Given task.
Reproduce only this span: the line containing "Write a web", the line containing "const projStartLeft = 2023.5;", and every line between them, all exactly as given.

Dataset content.
------------------------------
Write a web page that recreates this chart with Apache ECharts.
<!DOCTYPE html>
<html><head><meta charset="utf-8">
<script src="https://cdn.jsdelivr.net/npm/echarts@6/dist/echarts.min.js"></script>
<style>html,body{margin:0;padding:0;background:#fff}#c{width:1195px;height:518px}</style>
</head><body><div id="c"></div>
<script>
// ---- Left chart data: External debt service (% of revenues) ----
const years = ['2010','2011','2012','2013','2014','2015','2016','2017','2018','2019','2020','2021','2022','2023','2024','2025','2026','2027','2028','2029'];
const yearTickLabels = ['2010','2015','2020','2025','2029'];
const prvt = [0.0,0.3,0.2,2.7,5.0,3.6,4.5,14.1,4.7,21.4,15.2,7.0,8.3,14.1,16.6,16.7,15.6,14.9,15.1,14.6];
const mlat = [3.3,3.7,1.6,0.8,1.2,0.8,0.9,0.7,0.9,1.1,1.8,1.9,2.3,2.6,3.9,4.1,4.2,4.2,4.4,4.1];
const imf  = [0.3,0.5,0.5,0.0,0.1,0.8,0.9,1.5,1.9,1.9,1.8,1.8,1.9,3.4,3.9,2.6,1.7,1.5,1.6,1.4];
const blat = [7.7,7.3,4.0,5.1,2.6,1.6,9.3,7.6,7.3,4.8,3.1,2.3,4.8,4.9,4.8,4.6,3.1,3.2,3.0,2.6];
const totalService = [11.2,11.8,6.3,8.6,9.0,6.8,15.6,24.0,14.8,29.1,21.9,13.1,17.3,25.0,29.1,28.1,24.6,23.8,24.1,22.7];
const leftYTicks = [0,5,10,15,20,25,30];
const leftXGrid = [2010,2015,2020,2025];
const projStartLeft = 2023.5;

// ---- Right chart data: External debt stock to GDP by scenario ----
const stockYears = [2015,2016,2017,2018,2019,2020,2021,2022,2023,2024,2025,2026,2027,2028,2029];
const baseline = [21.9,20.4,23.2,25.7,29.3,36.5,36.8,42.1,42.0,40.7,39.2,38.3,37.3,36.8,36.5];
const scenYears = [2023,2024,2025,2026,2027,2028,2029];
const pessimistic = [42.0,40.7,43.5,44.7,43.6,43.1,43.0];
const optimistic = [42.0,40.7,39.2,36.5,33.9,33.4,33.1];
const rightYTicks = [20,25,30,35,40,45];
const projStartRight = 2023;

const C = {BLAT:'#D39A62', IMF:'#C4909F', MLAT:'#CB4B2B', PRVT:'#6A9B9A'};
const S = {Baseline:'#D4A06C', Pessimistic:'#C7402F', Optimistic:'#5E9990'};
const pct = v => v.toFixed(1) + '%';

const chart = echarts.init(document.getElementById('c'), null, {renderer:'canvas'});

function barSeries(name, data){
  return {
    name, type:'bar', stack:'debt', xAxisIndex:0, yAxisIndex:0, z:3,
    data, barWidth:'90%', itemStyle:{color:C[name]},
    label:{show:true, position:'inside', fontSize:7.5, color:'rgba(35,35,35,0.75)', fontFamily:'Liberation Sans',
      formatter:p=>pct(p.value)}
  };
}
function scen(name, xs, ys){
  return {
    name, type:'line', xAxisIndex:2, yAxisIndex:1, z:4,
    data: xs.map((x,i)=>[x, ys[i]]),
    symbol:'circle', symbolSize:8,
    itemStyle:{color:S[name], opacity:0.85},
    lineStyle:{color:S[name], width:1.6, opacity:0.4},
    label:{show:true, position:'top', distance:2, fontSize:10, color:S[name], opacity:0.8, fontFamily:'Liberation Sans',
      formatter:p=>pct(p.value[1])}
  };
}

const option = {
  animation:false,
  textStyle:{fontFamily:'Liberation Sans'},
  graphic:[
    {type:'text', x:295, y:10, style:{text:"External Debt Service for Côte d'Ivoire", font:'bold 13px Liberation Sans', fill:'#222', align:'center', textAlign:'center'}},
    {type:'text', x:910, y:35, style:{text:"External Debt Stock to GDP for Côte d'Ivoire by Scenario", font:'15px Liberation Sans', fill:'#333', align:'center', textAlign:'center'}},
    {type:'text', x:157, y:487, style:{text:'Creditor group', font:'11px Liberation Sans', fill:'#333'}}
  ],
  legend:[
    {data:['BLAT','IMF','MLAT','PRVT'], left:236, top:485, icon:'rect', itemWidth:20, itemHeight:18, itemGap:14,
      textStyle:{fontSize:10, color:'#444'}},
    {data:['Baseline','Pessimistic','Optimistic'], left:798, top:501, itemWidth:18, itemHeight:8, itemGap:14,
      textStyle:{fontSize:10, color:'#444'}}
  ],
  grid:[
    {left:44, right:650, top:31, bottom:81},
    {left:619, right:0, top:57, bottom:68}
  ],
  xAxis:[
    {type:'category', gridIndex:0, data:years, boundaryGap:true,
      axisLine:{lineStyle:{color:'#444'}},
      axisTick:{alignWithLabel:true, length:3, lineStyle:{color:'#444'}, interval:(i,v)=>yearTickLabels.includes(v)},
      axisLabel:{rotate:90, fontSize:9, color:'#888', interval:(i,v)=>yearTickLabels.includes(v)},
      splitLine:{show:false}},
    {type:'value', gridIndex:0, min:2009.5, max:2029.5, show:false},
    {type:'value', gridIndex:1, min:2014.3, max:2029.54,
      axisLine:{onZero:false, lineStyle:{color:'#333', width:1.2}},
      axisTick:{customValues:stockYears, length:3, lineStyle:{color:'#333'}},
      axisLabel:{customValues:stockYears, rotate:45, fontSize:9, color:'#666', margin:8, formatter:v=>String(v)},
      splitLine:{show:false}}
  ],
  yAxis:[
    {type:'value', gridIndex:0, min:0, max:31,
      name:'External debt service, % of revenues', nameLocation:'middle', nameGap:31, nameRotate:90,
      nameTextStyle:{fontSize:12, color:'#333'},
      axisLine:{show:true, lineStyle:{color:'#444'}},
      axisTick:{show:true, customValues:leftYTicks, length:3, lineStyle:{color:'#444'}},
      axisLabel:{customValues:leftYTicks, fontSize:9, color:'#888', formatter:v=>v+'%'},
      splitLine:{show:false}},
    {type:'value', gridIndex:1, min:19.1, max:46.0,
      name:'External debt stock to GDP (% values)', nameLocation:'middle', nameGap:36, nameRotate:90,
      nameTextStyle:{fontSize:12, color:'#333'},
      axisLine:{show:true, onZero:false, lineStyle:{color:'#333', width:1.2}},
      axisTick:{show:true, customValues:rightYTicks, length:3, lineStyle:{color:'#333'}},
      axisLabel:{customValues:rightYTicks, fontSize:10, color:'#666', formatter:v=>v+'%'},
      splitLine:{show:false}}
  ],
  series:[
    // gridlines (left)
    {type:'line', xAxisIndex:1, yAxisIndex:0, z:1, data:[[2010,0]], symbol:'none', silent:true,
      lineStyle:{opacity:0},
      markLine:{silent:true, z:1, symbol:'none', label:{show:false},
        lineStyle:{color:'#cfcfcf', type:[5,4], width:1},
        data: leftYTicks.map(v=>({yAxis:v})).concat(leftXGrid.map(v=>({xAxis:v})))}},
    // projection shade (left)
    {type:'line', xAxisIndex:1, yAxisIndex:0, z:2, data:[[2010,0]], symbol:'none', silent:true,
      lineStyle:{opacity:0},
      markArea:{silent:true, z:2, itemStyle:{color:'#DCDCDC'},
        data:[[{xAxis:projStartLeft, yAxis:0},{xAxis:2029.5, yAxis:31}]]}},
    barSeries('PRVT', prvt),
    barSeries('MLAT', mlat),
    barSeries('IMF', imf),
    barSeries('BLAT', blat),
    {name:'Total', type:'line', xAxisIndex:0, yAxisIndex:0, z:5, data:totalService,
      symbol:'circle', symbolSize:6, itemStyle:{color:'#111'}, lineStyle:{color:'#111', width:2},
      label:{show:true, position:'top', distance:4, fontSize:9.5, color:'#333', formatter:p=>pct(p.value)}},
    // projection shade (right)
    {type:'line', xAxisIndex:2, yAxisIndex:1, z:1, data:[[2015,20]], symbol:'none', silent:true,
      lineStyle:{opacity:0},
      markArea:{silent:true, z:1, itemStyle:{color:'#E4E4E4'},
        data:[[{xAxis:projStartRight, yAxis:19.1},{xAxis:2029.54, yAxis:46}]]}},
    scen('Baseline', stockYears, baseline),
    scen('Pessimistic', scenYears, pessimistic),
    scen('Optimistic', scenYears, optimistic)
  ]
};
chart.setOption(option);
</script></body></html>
------------------------------
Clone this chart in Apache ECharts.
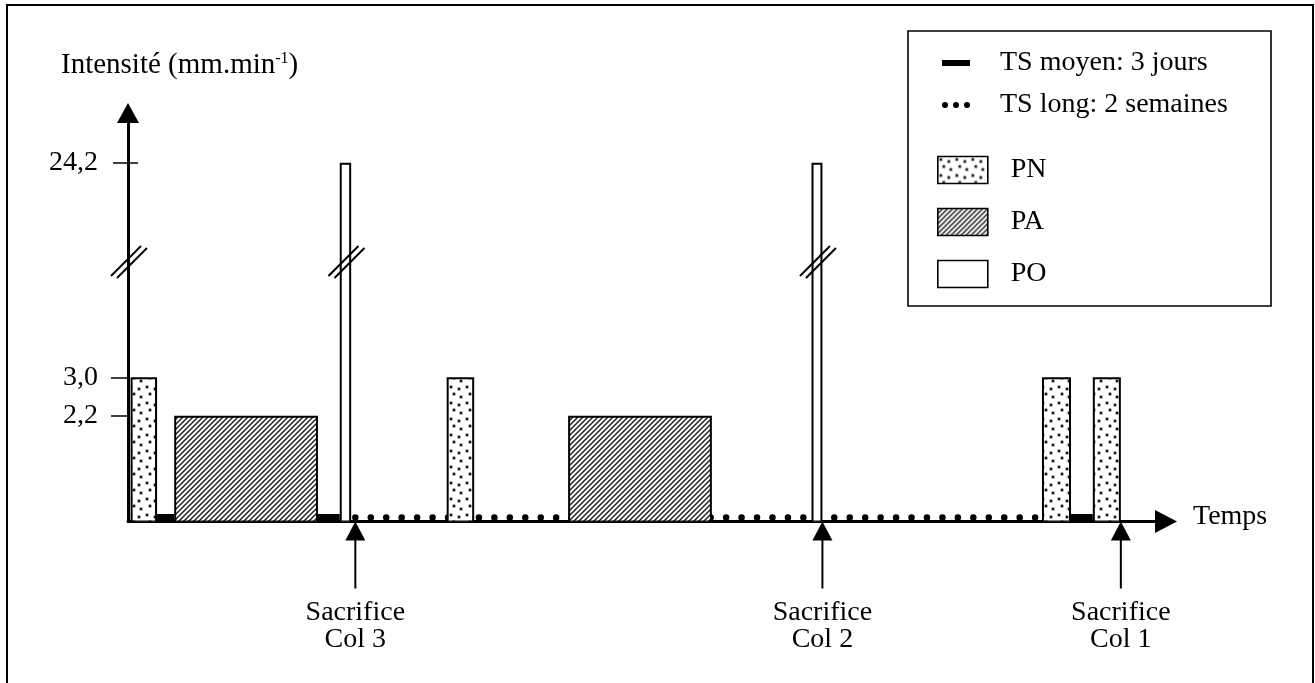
------------------------------
Solution to the problem.
Write a web page that recreates this chart with Apache ECharts.
<!DOCTYPE html>
<html><head><meta charset="utf-8">
<script src="https://cdn.jsdelivr.net/npm/echarts@6/dist/echarts.min.js"></script>
<style>html,body{margin:0;padding:0;background:#fff}#c{width:1195px;height:518px}</style>
</head><body><div id="c"></div>
<script>
// ---- Left chart data: External debt service (% of revenues) ----
const years = ['2010','2011','2012','2013','2014','2015','2016','2017','2018','2019','2020','2021','2022','2023','2024','2025','2026','2027','2028','2029'];
const yearTickLabels = ['2010','2015','2020','2025','2029'];
const prvt = [0.0,0.3,0.2,2.7,5.0,3.6,4.5,14.1,4.7,21.4,15.2,7.0,8.3,14.1,16.6,16.7,15.6,14.9,15.1,14.6];
const mlat = [3.3,3.7,1.6,0.8,1.2,0.8,0.9,0.7,0.9,1.1,1.8,1.9,2.3,2.6,3.9,4.1,4.2,4.2,4.4,4.1];
const imf  = [0.3,0.5,0.5,0.0,0.1,0.8,0.9,1.5,1.9,1.9,1.8,1.8,1.9,3.4,3.9,2.6,1.7,1.5,1.6,1.4];
const blat = [7.7,7.3,4.0,5.1,2.6,1.6,9.3,7.6,7.3,4.8,3.1,2.3,4.8,4.9,4.8,4.6,3.1,3.2,3.0,2.6];
const totalService = [11.2,11.8,6.3,8.6,9.0,6.8,15.6,24.0,14.8,29.1,21.9,13.1,17.3,25.0,29.1,28.1,24.6,23.8,24.1,22.7];
const leftYTicks = [0,5,10,15,20,25,30];
const leftXGrid = [2010,2015,2020,2025];
const projStartLeft = 2023.5;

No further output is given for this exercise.